Response rates that look acceptable in absolute terms often mask ceiling effects. A team manually researching candidates and writing custom outreach might achieve a 25% reply rate — which looks strong until you discover the pipeline volume that was sacrificed to achieve it. If a recruiter can personally research and contact 20 candidates per week, a 25% reply rate produces five conversations. An automated pipeline that processes 200 candidates per week with structured segmentation and template-based personalization at a 15% reply rate produces 30 conversations — six times the output at a lower individual response rate.

Asana’s Anatomy of Work research documents that knowledge workers spend more than 60% of their time on coordination and communication tasks rather than skilled work. In recruiting, manual candidate research and outreach drafting are coordination tasks. Automating them doesn’t degrade quality — it reallocates recruiter attention to the skilled work that actually closes candidates: relationship-building, negotiation, and offer management.

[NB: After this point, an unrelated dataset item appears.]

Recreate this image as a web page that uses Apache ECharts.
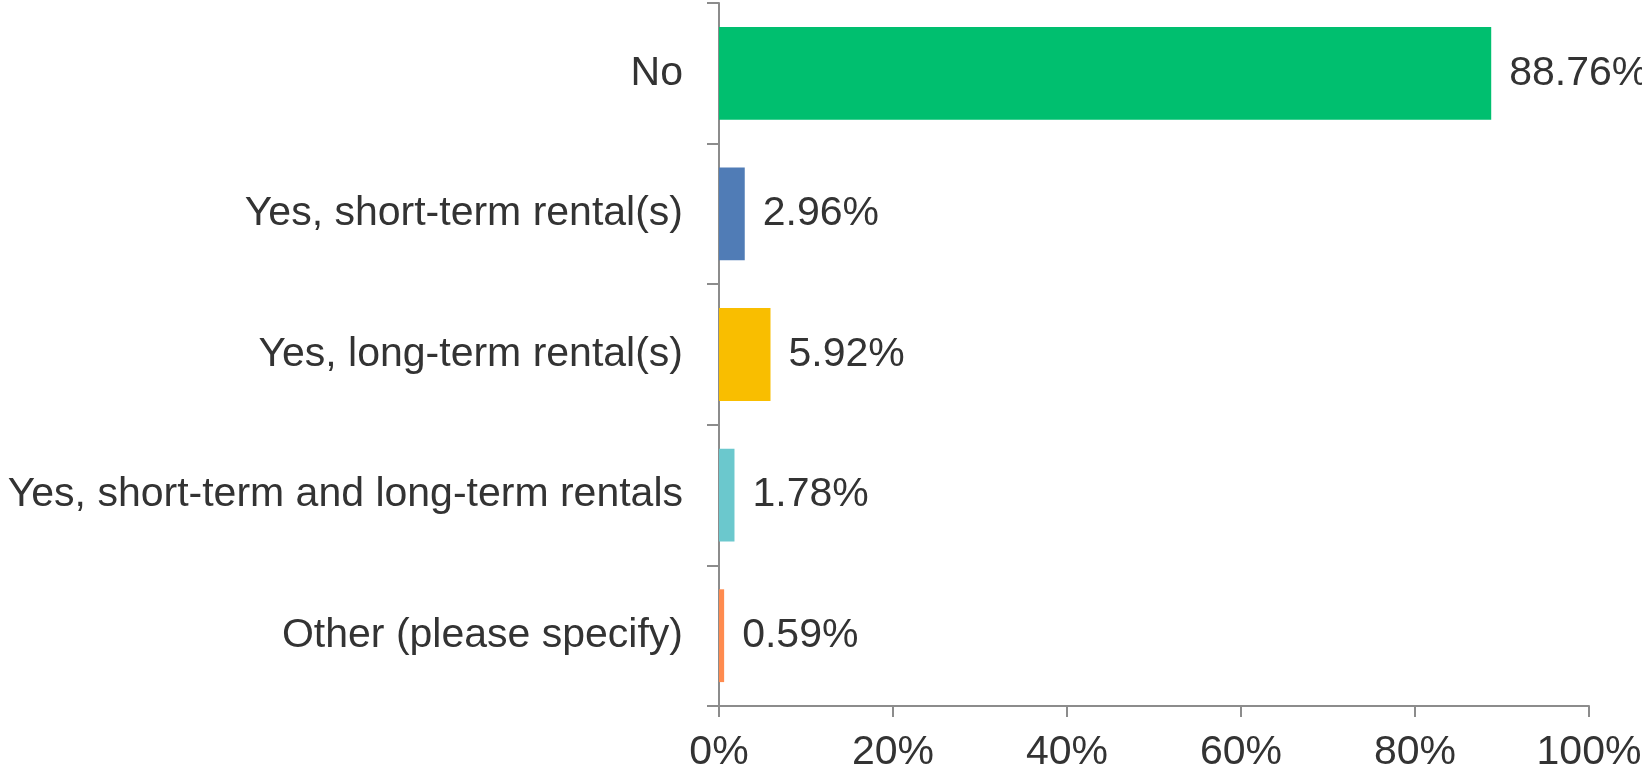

The teams that resist the data-first argument are almost always the ones whose “personalization” is not scalable. They’re achieving quality at the cost of volume, and they’ve rationalized that tradeoff as a feature.


What to Do Differently: The Practical Sequence

The argument above resolves to a specific operational sequence. Execute it in this order:

  1. Audit your current data quality before touching your outreach strategy. Pull 50 candidate records from your ATS and check field completeness and consistency. If skills, tenure, and industry are missing or inconsistently structured in more than 20% of records, your segmentation and personalization are already compromised.
  2. Configure your parsing pipeline before your outreach templates. The fields your parser extracts reliably become your merge variables. Design outreach personalization around what the system can extract accurately — not around what you wish it could extract.
  3. Build segments from three to five high-signal fields. Role-specific skills, previous company size, tenure duration, and industry vertical are the variables that make outreach feel relevant. Do not build segments from inferred or low-confidence fields.
  4. Limit personalization variables per message to two or three. More than three variables produces messages that read like data exports. Two specific references to a candidate’s parsed profile — delivered in natural language — outperform six variables assembled into an awkward sentence.
  5. Measure data quality and outreach performance together. Response rate is a lagging indicator. If it drops, the first place to look is upstream data quality — not message copy. Integrate your outreach analytics with your parsing accuracy metrics so you can separate message problems from data problems.

Teams that need a framework for auditing data governance before building this pipeline should start with data governance for automated resume extraction — the policy layer that determines whether the data your parser produces can be trusted for downstream use.


The Bottom Line

Personalized candidate outreach is not a messaging challenge. It is a data infrastructure challenge that manifests as a messaging problem. Teams that invest in message strategy before fixing the data layer will keep refreshing their templates and measuring flat response rates.

The solution is not complicated, but it requires executing the steps in the right order: structure the data first, segment second, message third. Automation handles the first two steps. Human judgment applies to the third.

That sequence — not better subject lines, not more creative openers, not AI generation on top of dirty data — is what produces outreach that candidates actually respond to.